ALTERNATIVE / PUNK

NO ROCK N’ ROLL SOUND COMBINES ATTITUDE WITH MUSIC AS MUCH AS PUNK.

Panache and often politics were on the gritty ground floor of the Punk movement. Loud guitars and scorching vocals only amplified the attitude. Songs were short and layered with a blitzkrieg of sound and emotion. Every moment counted. Punk’s aggression of the late 1970s was sharply contrasted by the commercial success of Disco.

Punk was as dramatic as a high-speed swerve on Du Sable Lake Shore Drive.

In Chicago, circa 1977, punks and gays were dancing into the early morning at the underground Le Mere Vipere, while several blocks south an elite crowd was getting their Disco on at Faces on Rush Street. Life was moving to different beats. Something had to snap.

The best thing about Chicago punk is how it flew under the radar of scenes in Los Angeles and New York. Chicago punk musicians had more room to experiment. The first punk wave included Tu Tu and the Pirates, Naked Raygun, and the Effigies. When Chicago punk was “discovered” by record labels and Billboard magazine in the mid-1980s it morphed into Alternative Rock. This evolution embraced the same DIY attitude as Punk, opening up a landscape for Urge Overkill, Smashing Pumpkins and Wilmette’s Fall Out Boy.

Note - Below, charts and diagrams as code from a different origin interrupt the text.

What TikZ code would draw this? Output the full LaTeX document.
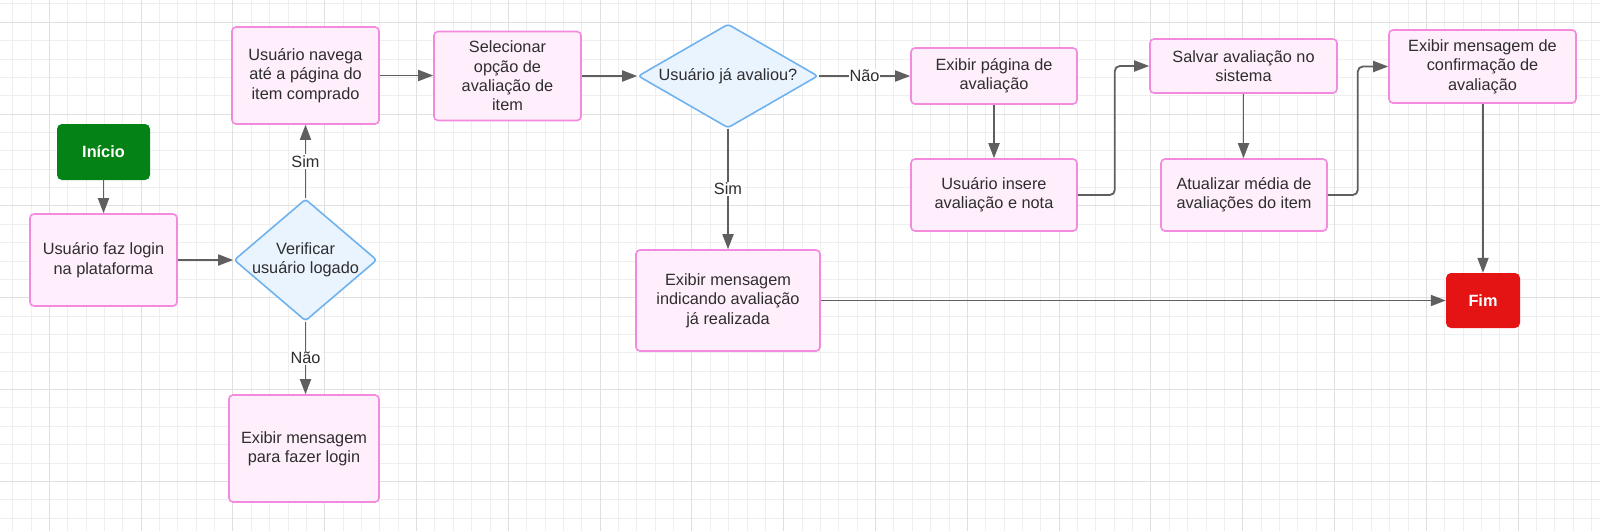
\documentclass[tikz,border=0pt]{standalone}
\usepackage{fontspec}
\setmainfont{Liberation Sans}
\usetikzlibrary{shapes.geometric,arrows.meta}
\definecolor{boxfill}{HTML}{FFEEFB}
\definecolor{boxdraw}{HTML}{F28ADE}
\definecolor{diafill}{HTML}{EAF4FE}
\definecolor{diadraw}{HTML}{70B2EE}
\definecolor{startgreen}{HTML}{058216}
\definecolor{endred}{HTML}{E51414}
\definecolor{linegray}{HTML}{5F5F5F}
\definecolor{txtgray}{HTML}{2E2E2E}
\definecolor{gridminor}{HTML}{EFEFEF}
\definecolor{gridmajor}{HTML}{E0E0E0}
\begin{document}
\begin{tikzpicture}[x=1pt,y=-1pt,
  font=\fontsize{16.3}{19.4}\selectfont,
  proc/.style={rectangle, rounded corners=4pt, draw=boxdraw, fill=boxfill, line width=1.6pt, text=txtgray, align=center, inner sep=0pt},
  dia/.style={diamond, rounded corners=3pt, draw=diadraw, fill=diafill, line width=1.6pt, inner sep=0pt},
  dtext/.style={text=txtgray, align=center, inner sep=0pt},
  term/.style={rectangle, rounded corners=5pt, text=white, font=\fontsize{16.3}{19.4}\selectfont\bfseries, inner sep=0pt},
  arr/.style={draw=linegray, line width=1.8pt, -{Triangle[length=15pt,width=11pt]}},
  lbl/.style={fill=white, text=txtgray, inner sep=1.5pt},
  gminor/.style={draw=gridminor, line width=0.9pt},
  gmajor/.style={draw=gridmajor, line width=1pt}
]
\useasboundingbox[fill=white] (0,0) rectangle (1600,531);
% grid
\foreach \i in {0,...,86} {\draw[gminor] ({12.6+\i*18.36},0) -- ({12.6+\i*18.36},531);}
\foreach \j in {0,...,28} {\draw[gminor] (0,{3.94+\j*18.36}) -- (1600,{3.94+\j*18.36});}
\foreach \i in {0,...,16} {\draw[gmajor] ({49.3+\i*91.8},0) -- ({49.3+\i*91.8},531);}
\foreach \j in {0,...,5} {\draw[gmajor] (0,{22.3+\j*91.8}) -- (1600,{22.3+\j*91.8});}

% nodes
\node[term, fill=startgreen, minimum width=93pt, minimum height=56pt] (inicio) at (103.5,152) {Início};
\node[proc, minimum width=147pt, minimum height=92pt] (login) at (103.5,260) {Usuário faz login\\na plataforma};
\node[dia, minimum width=143pt, minimum height=122pt] (verif) at (305.5,260) {};
\node[dtext] at (verif) {Verificar\\usuário logado};
\node[proc, minimum width=147pt, minimum height=97pt] (navega) at (305.5,75.5) {Usuário navega\\até a página do\\item comprado};
\node[proc, minimum width=150pt, minimum height=107pt] (msglogin) at (304,448.5) {Exibir mensagem\\para fazer login};
\node[proc, minimum width=147pt, minimum height=89pt] (selec) at (507.5,76) {Selecionar\\opção de\\avaliação de\\item};
\node[dia, minimum width=180pt, minimum height=104pt] (avaliou) at (728,76) {};
\node[dtext] at (avaliou) {Usuário já avaliou?};
\node[proc, minimum width=184pt, minimum height=101pt] (jafeita) at (728,300.5) {Exibir mensagem\\indicando avaliação\\já realizada};
\node[proc, minimum width=166pt, minimum height=56pt] (pagina) at (994,76) {Exibir página de\\avaliação};
\node[proc, minimum width=166pt, minimum height=72pt] (insere) at (994,195) {Usuário insere\\avaliação e nota};
\node[proc, minimum width=187pt, minimum height=54pt] (salvar) at (1243.5,66) {Salvar avaliação no\\sistema};
\node[proc, minimum width=166pt, minimum height=72pt] (atual) at (1244,195) {Atualizar média de\\avaliações do item};
\node[proc, minimum width=187pt, minimum height=73pt] (confirm) at (1482.5,66.5) {Exibir mensagem de\\confirmação de\\avaliação};
\node[term, fill=endred, minimum width=74pt, minimum height=55pt] (fim) at (1483,300.5) {Fim};

% connectors
\draw[arr] (inicio.south) -- (login.north);
\draw[arr] (login.east) -- (verif.west);
\draw[arr] (verif.north) -- node[lbl] {Sim} (navega.south);
\draw[arr] (verif.south) -- node[lbl] {Não} (verif.south |- msglogin.north);
\draw[arr] (navega.east) -- (navega.east -| selec.west);
\draw[arr] (selec.east) -- (avaliou.west);
\draw[arr] (avaliou.east) -- node[lbl, inner xsep=0.5pt] {Não} (pagina.west);
\draw[arr] (avaliou.south) -- node[lbl] {Sim} (jafeita.north);
\draw[arr] (pagina.south) -- (insere.north);
\draw[arr, rounded corners=5pt] (insere.east) -- ++(37,0) |- (salvar.west);
\draw[arr] (salvar.south) -- (salvar.south |- atual.north);
\draw[arr, rounded corners=5pt] (atual.east) -- ++(30,0) |- (confirm.west);
\draw[arr] (fim.north |- confirm.south) -- (fim.north);
\draw[arr] (jafeita.east) -- (jafeita.east -| fim.west);
\end{tikzpicture}
\end{document}
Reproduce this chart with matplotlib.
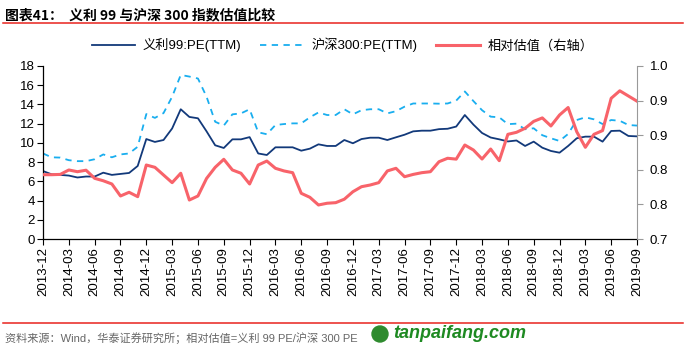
import matplotlib
matplotlib.use("Agg")
import matplotlib.pyplot as plt
from matplotlib.patches import Circle
from matplotlib.ticker import FormatStrFormatter
import numpy as np
import pandas as pd

# ------------------------------
# 数据 (月度, 2013-12 ~ 2019-09)
# ------------------------------
months = pd.date_range("2013-12-01", "2019-09-01", freq="MS").strftime("%Y-%m").tolist()

yili_pe = [7.07, 6.73, 6.67, 6.6, 6.4, 6.5, 6.5, 6.9, 6.67, 6.77,
           6.87, 7.6, 10.4, 10.1, 10.3, 11.5, 13.5, 12.7, 12.56, 11.2,
           9.75, 9.47, 10.37, 10.37, 10.6, 8.9, 8.74, 9.54, 9.54, 9.54,
           9.19, 9.4, 9.85, 9.68, 9.68, 10.3, 9.96, 10.4, 10.54, 10.54,
           10.3, 10.58, 10.85, 11.2, 11.27, 11.27, 11.43, 11.47, 11.7, 12.9,
           11.9, 11.03, 10.56, 10.37, 10.15, 10.25, 9.68, 10.13, 9.5, 9.16,
           8.98, 9.68, 10.48, 10.65, 10.65, 10.13, 11.24, 11.27, 10.72, 10.68]

hs300_pe = [8.9, 8.5, 8.47, 8.2, 8.1, 8.1, 8.3, 8.8, 8.5, 8.8,
            8.9, 9.6, 13.0, 12.6, 13.1, 14.8, 17.07, 16.9, 16.7, 14.8,
            12.2, 11.8, 12.97, 13.07, 13.5, 11.1, 10.9, 11.86, 11.96, 12.03,
            12.03, 12.66, 13.17, 12.9, 12.9, 13.5, 12.97, 13.4, 13.5, 13.5,
            13.07, 13.3, 13.77, 14.1, 14.1, 14.1, 14.08, 14.1, 14.4, 15.35,
            14.35, 13.4, 12.73, 12.66, 11.95, 12.0, 11.42, 11.52, 10.8, 10.48,
            10.2, 10.93, 12.38, 12.66, 12.45, 11.96, 12.38, 12.3, 11.86, 11.8]

relative_val = [0.8115, 0.8115, 0.812, 0.8197, 0.8167, 0.8193, 0.8052, 0.801, 0.7954, 0.7746,
                0.781, 0.7734, 0.8283, 0.8243, 0.811, 0.7977, 0.814, 0.7676, 0.7746, 0.805,
                0.8243, 0.8382, 0.8197, 0.814, 0.7954, 0.8283, 0.8352, 0.8226, 0.818, 0.815,
                0.7792, 0.7723, 0.759, 0.762, 0.763, 0.769, 0.782, 0.7907, 0.7936, 0.7977,
                0.818, 0.8226, 0.808, 0.812, 0.815, 0.8167, 0.834, 0.84, 0.8385, 0.863,
                0.8543, 0.8387, 0.856, 0.8358, 0.8815, 0.885, 0.892, 0.904, 0.91, 0.896,
                0.915, 0.928, 0.886, 0.859, 0.8815, 0.888, 0.944, 0.957, 0.948, 0.939]

plt.rcParams['font.family'] = ['Liberation Sans', 'Noto Sans CJK SC', 'DejaVu Sans']

W, H = 685, 354
fig = plt.figure(figsize=(W / 100, H / 100), dpi=100)
ax = fig.add_axes([43 / W, 1 - 239 / H, (637 - 43) / W, (239 - 66) / H])
ax2 = ax.twinx()

x = np.arange(len(months))
l1, = ax.plot(x, yili_pe, color='#12397A', lw=1.3, label='义利99:PE(TTM)')
l2, = ax.plot(x, hs300_pe, color='#19AEEF', lw=1.3, ls=(0, (3.5, 3)), label='沪深300:PE(TTM)')
l3, = ax2.plot(x, relative_val, color='#F8636A', lw=2.2, label='相对估值（右轴）')

# 左轴
ax.set_ylim(0, 18)
ax.set_yticks(range(0, 19, 2))
ax.set_xlim(0, len(months) - 1)
ax.set_xticks(x[::3])
ax.set_xticklabels(months[::3], rotation=90)
ax.tick_params(axis='both', labelsize=9.5, length=4, width=0.8, color='black', pad=2)
ax.spines['top'].set_visible(False)
ax.spines['right'].set_visible(False)
for s in ['left', 'bottom']:
    ax.spines[s].set_linewidth(0.9)

# 右轴
ax2.set_ylim(0.7, 1.0)
ax2.set_yticks(np.linspace(0.7, 1.0, 6))
ax2.yaxis.set_major_formatter(FormatStrFormatter('%.1f'))
ax2.tick_params(axis='y', labelsize=9.5, length=4, color='#999999', pad=5)
ax2.spines['top'].set_visible(False)
ax2.spines['left'].set_visible(False)
ax2.spines['bottom'].set_visible(False)
ax2.spines['right'].set_color('#999999')

fig.legend(handles=[l1, l2, l3], loc='center', bbox_to_anchor=(0.5, 1 - 45 / H),
           ncol=3, frameon=False, fontsize=9.5, handlelength=3.3,
           handletextpad=0.6, columnspacing=1.4)

# 标题与来源
fig.text(5 / W, 1 - 15 / H, '图表41：  义利 99 与沪深 300 指数估值比较', fontsize=10,
         fontweight='bold', family=['Noto Sans CJK SC', 'DejaVu Sans'], va='center', ha='left')
fig.add_artist(plt.Line2D([3 / W, 683 / W], [1 - 23 / H, 1 - 23 / H], color='#E8231E', lw=1.1))
fig.add_artist(plt.Line2D([3 / W, 683 / W], [1 - 323 / H, 1 - 323 / H], color='#E8231E', lw=1.1))
fig.text(5 / W, 1 - 338 / H, '资料来源：Wind，华泰证券研究所；相对估值=义利 99 PE/沪深 300 PE',
         fontsize=8, color='#666666', va='center', ha='left')

# 水印
fig.add_artist(Circle((380 / 100, (H - 334) / 100), 0.08, transform=fig.dpi_scale_trans,
                      color='#2E8B2E', zorder=5))
fig.text(393 / W, 1 - 333 / H, 'tanpaifang.com', fontsize=13, fontweight='bold',
         fontstyle='italic', color='#1E8A22', va='center', ha='left')

fig.savefig('out.png', dpi=100)
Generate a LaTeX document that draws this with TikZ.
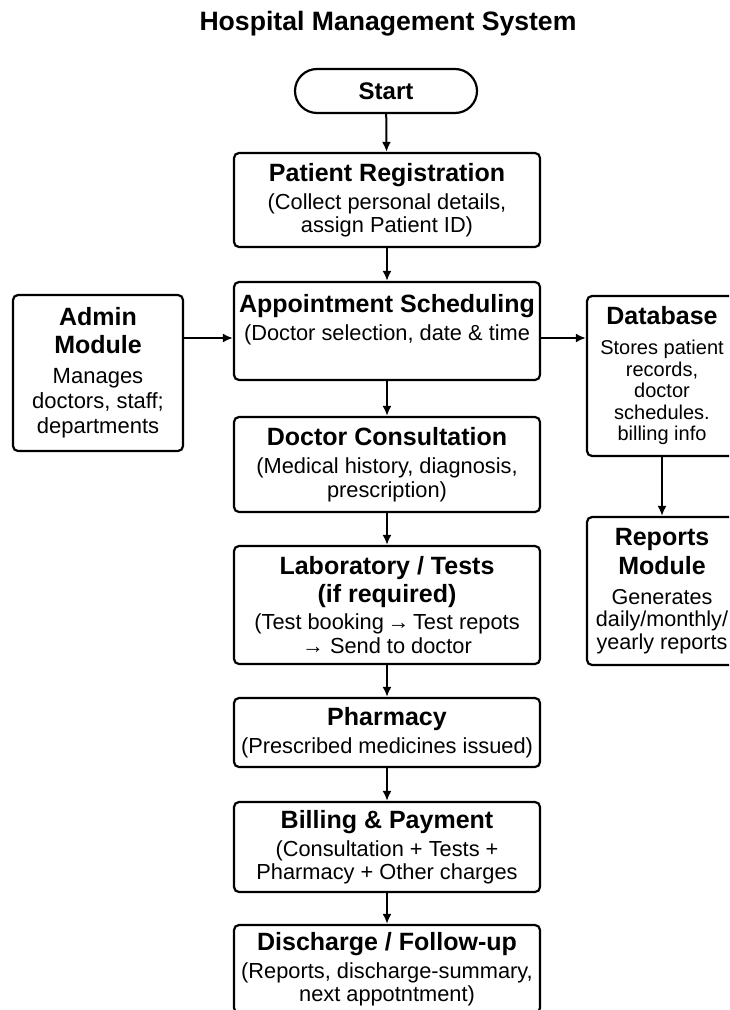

Far away from the city, the punk movement was becoming equally fertile. Late 1980s Peoria punkers Despondent Youth and Bloody Mess & the Skabs (punk and thrash) were noticed by national publications like Maximum Rock n’ Roll. Bloody Mess even found his way onto the Phil Donahue television show. Bands like the MC5, Black Sabbath, and the Who made sure to include Peoria on their itinerary.

Punk drummer Martin Atkins (Nine Inch Nails, Pigface) has recently opened a small Museum of Post-Punk and Industrial Music on the South Side of Chicago. The delightfully splintered post-punk era includes Industrial, Grunge (Punk and Metal) and an Indie guitar-driven ethos that defines much of today’s rock n’ roll.